Unfortunately, it might also end up being remembered for not having any African-American nominees, although Selma was also nominated for Best Picture.

Already feeling snubbed from the lack of African-American nominees this year, Black viewers were not expected to tune-in in large numbers, according to Nielsen. Based on historical data, when African-Americans feel slighted by the nomination process they are less likely to tune in. For example, in 2010 Precious was nominated for best picture and Mo’Nique won an Oscar for supporting actress, resulting in more than 4.3 million African-American viewers. The following year, there were NO African-American acting nominees and Black viewership fell 42 percent.

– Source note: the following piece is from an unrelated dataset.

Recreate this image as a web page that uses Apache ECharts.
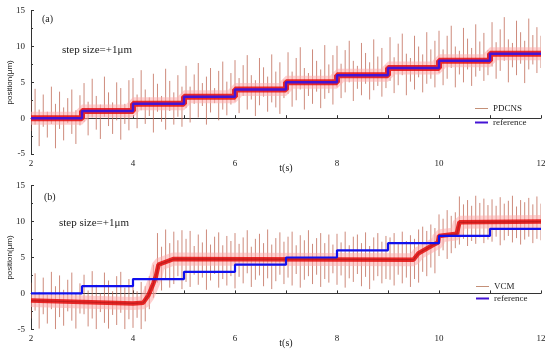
<!DOCTYPE html>
<html><head><meta charset="utf-8">
<script src="https://cdn.jsdelivr.net/npm/echarts@6/dist/echarts.min.js"></script>
<style>html,body{margin:0;padding:0;background:#fff}#c{width:550px;height:351px}</style>
</head><body><div id="c"></div>
<script>
// ---- data ----
// reference step command (t in s, position in µm)
const refT = [2,3,4,5,6,7,8,9,10,11,12];
const refY = [0,1,2,3,4,5,6,7,8,9,9];
// smoothed centre of the PDCNS trace (follows the steps)
const pdcnsCoreT = [2,3,4,5,6,7,8,9,10,11,12];
const pdcnsCoreY = [0,1,2,3,4,5,6,7,8,9,9];
// smoothed centre of the VCM trace
const vcmCoreT = [2,3,4,4.2,4.3,4.4,4.45,4.5,4.8,9.5,9.6,9.9,9.98,10.0,10.35,10.4,12];
const vcmCoreY = [-1.0,-1.2,-1.4,-1.3,-0.3,1.4,2.4,4.0,4.8,4.7,5.6,6.8,7.1,8.0,8.3,9.9,10.0];
// noise spikes: one every 0.08 s from t=2, low and high extremes (µm)
const spikeStart = 2, spikeStep = 0.08;
const pdcnsHi = [
 2.5,4.1,1.2,3.3,0.9,4.4,2.0,3.7,1.5,2.8,4.0,1.1,3.2,
 4.9,2.3,5.5,3.1,1.9,5.8,3.6,2.2,5.0,4.2,2.0,5.3,
 5.6,3.3,6.7,4.0,2.9,6.2,4.8,3.1,6.9,5.2,3.6,6.0,4.4,
 7.3,4.4,6.1,7.7,4.9,5.8,7.0,4.2,6.6,7.9,5.1,6.3,
 8.1,5.6,7.4,8.8,6.0,5.3,8.4,7.1,5.8,8.9,6.5,7.8,5.4,
 9.2,6.5,8.4,9.9,7.0,6.3,9.6,8.0,6.8,10.2,7.5,8.8,
 10.1,7.6,9.5,10.8,8.0,7.3,10.5,9.1,7.8,11.0,8.6,9.8,7.4,
 11.3,8.5,10.4,11.8,9.0,8.4,11.5,10.0,8.9,12.0,9.6,10.8,
 12.2,9.6,11.5,12.9,10.0,9.4,12.6,11.1,9.8,13.1,10.7,11.9,9.5,
 13.4,10.6,12.4,14.1,11.0,10.5,13.6,12.0,10.8,13.9,11.6,12.7,
 11.5
];
const pdcnsLo = [
 -1.8,-0.9,-3.9,-1.2,-2.7,-0.8,-4.2,-1.5,-3.1,-0.7,-2.2,-3.6,-1.0,
 -0.5,-2.4,0.1,-1.6,-2.9,0.2,-1.1,-2.2,-0.3,-3.0,-0.8,-1.7,
 0.6,-1.4,1.1,-0.8,0.3,-2.0,0.9,-0.5,-1.6,1.0,-0.9,0.2,-1.2,
 1.4,-0.6,2.0,0.1,1.7,-0.9,0.8,2.1,-0.3,1.2,0.4,1.9,
 2.3,0.7,3.1,1.2,2.6,0.3,1.8,3.0,0.9,2.2,1.5,0.6,2.8,
 3.4,1.6,2.5,4.0,1.2,3.1,2.0,3.7,1.4,2.7,3.5,1.9,
 4.3,2.8,3.6,5.0,2.4,4.1,3.2,4.8,2.6,3.9,4.5,3.0,4.2,
 5.2,3.5,4.6,6.0,3.2,5.1,4.0,5.7,3.6,4.8,5.5,4.3,
 6.3,4.6,5.5,7.0,4.3,6.1,5.0,6.8,4.5,5.8,6.6,5.2,6.0,
 7.2,5.5,6.6,8.0,5.0,7.1,6.0,7.6,4.9,6.8,7.5,6.3,
 7.0
];
const vcmHi = [
 1.5,2.8,0.2,2.2,-0.2,3.0,1.0,2.5,0.5,1.9,2.9,0.0,1.4,
 2.6,0.4,3.1,1.2,0.0,2.9,1.8,0.3,2.4,3.0,0.8,2.0,
 2.1,0.3,1.6,1.0,2.4,4.0,8.4,6.5,8.9,7.0,8.6,7.4,8.8,
 7.6,8.7,6.6,8.2,7.1,8.9,6.8,7.9,8.5,6.7,8.0,7.3,
 8.4,6.9,7.8,8.8,6.5,7.6,8.3,7.0,8.9,6.8,7.7,8.5,7.2,
 7.9,8.6,6.7,8.1,7.4,8.8,6.9,7.7,8.4,7.0,8.2,6.8,
 8.3,7.1,8.6,6.7,7.9,8.2,7.0,8.5,6.6,7.8,8.4,7.2,8.0,
 7.8,8.4,7.0,8.6,7.3,8.1,7.6,8.9,9.3,8.7,9.6,9.1,
 11.0,10.4,11.6,10.8,11.3,13.5,12.4,13.0,12.2,13.6,12.6,13.2,12.3,
 13.1,12.2,13.4,12.5,12.9,13.6,12.1,13.0,12.7,13.3,12.4,13.5,
 12.5
];
const vcmLo = [
 -3.5,-2.4,-4.9,-2.9,-4.2,-2.2,-5.0,-3.3,-4.5,-2.5,-3.8,-4.9,-2.8,
 -2.9,-4.6,-3.5,-5.0,-2.6,-4.1,-4.9,-3.0,-4.4,-2.7,-5.0,-3.6,
 -4.8,-3.4,-5.0,-3.9,-2.2,-0.6,1.5,0.4,2.0,0.8,1.3,2.4,0.6,
 1.6,0.9,2.6,1.2,2.2,0.5,1.8,2.7,0.8,2.0,1.1,2.4,
 0.7,2.3,1.4,2.8,0.9,1.9,2.5,1.0,2.1,0.6,1.7,2.6,1.3,
 2.2,1.1,2.7,0.8,1.9,2.4,1.3,2.6,0.9,2.0,1.5,2.8,
 1.2,2.5,0.8,2.1,1.6,2.7,1.0,2.3,0.6,1.8,2.4,1.4,2.0,
 1.9,1.1,2.6,1.4,2.2,0.9,2.0,1.5,3.0,2.4,3.6,2.8,
 5.2,6.0,4.8,5.6,6.3,6.8,7.6,6.6,7.3,6.9,7.8,7.0,7.5,
 7.2,7.9,6.7,7.4,8.0,7.1,7.7,6.8,7.5,7.9,7.0,7.6,
 7.4
];
const yTicks = [-5,0,5,10,15];
const xTicks = [2,4,6,8,10,12];

// ---- build ----
const serif = 'Liberation Serif';
const zip = (a,b) => a.map((v,i)=>[v,b[i]]);
const spikeData = (lo,hi) => lo.map((v,i)=>[+(spikeStart+i*spikeStep).toFixed(3), v, hi[i]]);
const refPairs = zip(refT, refY);
const coreA = zip(pdcnsCoreT, pdcnsCoreY);
const coreB = zip(vcmCoreT, vcmCoreY);

function xAxis(gi){
  return {gridIndex:gi,type:'value',min:2,max:12,interval:1,
    axisLine:{lineStyle:{color:'#333',width:1}},
    axisTick:{inside:true,length:3,lineStyle:{color:'#333'}},
    splitLine:{show:false},
    axisLabel:{fontFamily:serif,fontSize:9,color:'#222',margin:5,
      formatter:v=>xTicks.includes(v)?String(v):''},
    name:'t(s)',nameLocation:'middle',nameGap:9,nameMoveOverlap:false,
    nameTextStyle:{fontFamily:serif,fontSize:10,color:'#222'}};
}
function yAxis(gi){
  return {gridIndex:gi,type:'value',min:-5,max:15,interval:5,
    axisLine:{show:true,lineStyle:{color:'#333',width:1}},
    axisTick:{show:true,inside:true,length:3,lineStyle:{color:'#333'}},
    minorTick:{show:true,splitNumber:2,length:2,lineStyle:{color:'#333'}},
    splitLine:{show:false},
    axisLabel:{fontFamily:serif,fontSize:9,color:'#222',margin:6,
      formatter:v=>yTicks.includes(v)?String(v):''},
    name:'position(μm)',nameLocation:'middle',nameGap:17,nameRotate:90,nameMoveOverlap:false,
    nameTextStyle:{fontFamily:'Liberation Sans',fontSize:8,color:'#222'}};
}
function lineS(name,gi,data,color,width,opts){
  return Object.assign({name,type:'line',xAxisIndex:gi,yAxisIndex:gi,data,
    symbol:'none',showSymbol:false,silent:true,animation:false,
    lineStyle:{color,width},itemStyle:{color}},opts||{});
}
function spikeS(name,gi,data){
  return {name,type:'custom',xAxisIndex:gi,yAxisIndex:gi,data,clip:true,silent:true,animation:false,
    encode:{x:0,y:[1,2]},
    renderItem:(params,api)=>{
      const a = api.coord([api.value(0), api.value(1)]);
      const b = api.coord([api.value(0), api.value(2)]);
      return {type:'line',shape:{x1:a[0],y1:a[1],x2:b[0],y2:b[1]},
        style:{stroke:'rgba(190,100,80,0.75)',lineWidth:1}};
    }};
}
const tanLegend = {color:'#c49078',width:1};
const option = {
  backgroundColor:'#fff',
  animation:false,
  grid:[
    {left:31,right:9,top:10.7,height:143.3,outerBoundsMode:'none',containLabel:false},
    {left:31,right:9,top:185.7,height:143.6,outerBoundsMode:'none',containLabel:false}
  ],
  xAxis:[xAxis(0),xAxis(1)],
  yAxis:[yAxis(0),yAxis(1)],
  legend:[
    {data:[{name:'PDCNS',lineStyle:tanLegend},'reference'],orient:'vertical',left:469,top:99,
     itemWidth:13,itemHeight:8,itemGap:5,itemStyle:{opacity:0},
     textStyle:{fontFamily:serif,fontSize:9,color:'#222'},selectedMode:false},
    {data:[{name:'VCM',lineStyle:tanLegend},'reference'],orient:'vertical',left:470,top:277,
     itemWidth:13,itemHeight:8,itemGap:3,itemStyle:{opacity:0},
     textStyle:{fontFamily:serif,fontSize:9,color:'#222'},selectedMode:false}
  ],
  series:[
    lineS('haloA',0,coreA,'rgba(255,170,170,0.55)',13,{step:'end'}),
    spikeS('spikesA',0,spikeData(pdcnsLo,pdcnsHi)),
    lineS('PDCNS',0,coreA,'rgba(230,12,12,0.85)',6,{step:'end'}),
    lineS('reference',0,refPairs,'#4414d4',2.5,{step:'end'}),
    lineS('haloB',1,coreB,'rgba(255,170,170,0.55)',13),
    spikeS('spikesB',1,spikeData(vcmLo,vcmHi)),
    lineS('VCM',1,coreB,'rgba(228,10,10,0.85)',4.5),
    lineS('coreLineB',1,coreB,'rgba(150,20,20,0.45)',1.2),
    lineS('reference',1,refPairs,'#1010ee',2.2,{step:'end'})
  ],
  graphic:[
    {type:'text',left:42,top:14,style:{text:'(a)',font:'10px "Liberation Serif"',fill:'#222'}},
    {type:'text',left:62,top:45,style:{text:'step size=+1μm',font:'11px "Liberation Serif"',fill:'#222'}},
    {type:'text',left:44,top:192,style:{text:'(b)',font:'10px "Liberation Serif"',fill:'#222'}},
    {type:'text',left:59,top:218,style:{text:'step size=+1μm',font:'11px "Liberation Serif"',fill:'#222'}}
  ]
};
const chart = echarts.init(document.getElementById('c'),null,{renderer:'canvas'});
chart.setOption(option);
</script></body></html>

Now cognizant of their ability to express frustration about one medium through another, Blacks flexed their social media muscles and used multiple platforms to vent about the lack of African-American nominees this year and voice their support for Common and John Legend. As a result, the globally-trending conversation received mainstream media attention across both social media and traditional media outlets.

As this example shows, when Blacks collectively act as “Conscious Consumers” the impact can be swift. The African-American consumer wields tremendous cultural influence. African-Americans watch 40 percent more television than any other group, have a $1.1 trillion buying power, and 73 percent of Whites and 67 percent of Hispanics believe Blacks influence mainstream culture.

A glimpse of this “new” Black power found in the united response to this year’s dearth of diverse Oscar nominees could point to a re-energized climate in which African-American consumers know the power and influence they wield when it comes to how they spend their time and money. They know how those decisions – such as which television show to watch or not watch – can be compounded and multiplied for maximum impact. And with African-Americans over-indexing in social media use, the “we-notice-and-don’t-like-what-we-see” warning gets spread far and wide. Brands seeking to win favor with African-American consumers should pay close and studious heed.

In the 1960s and 1970s, the Black Power movement led to meaningful and historic changes. Using today’s social media platforms and other tools, including word of mouth and radio – along with their sizable collective buying power – African-Americans will again be able to achieve significant and conscious impact that can lead to real societal change. That’s the “new” Black Power.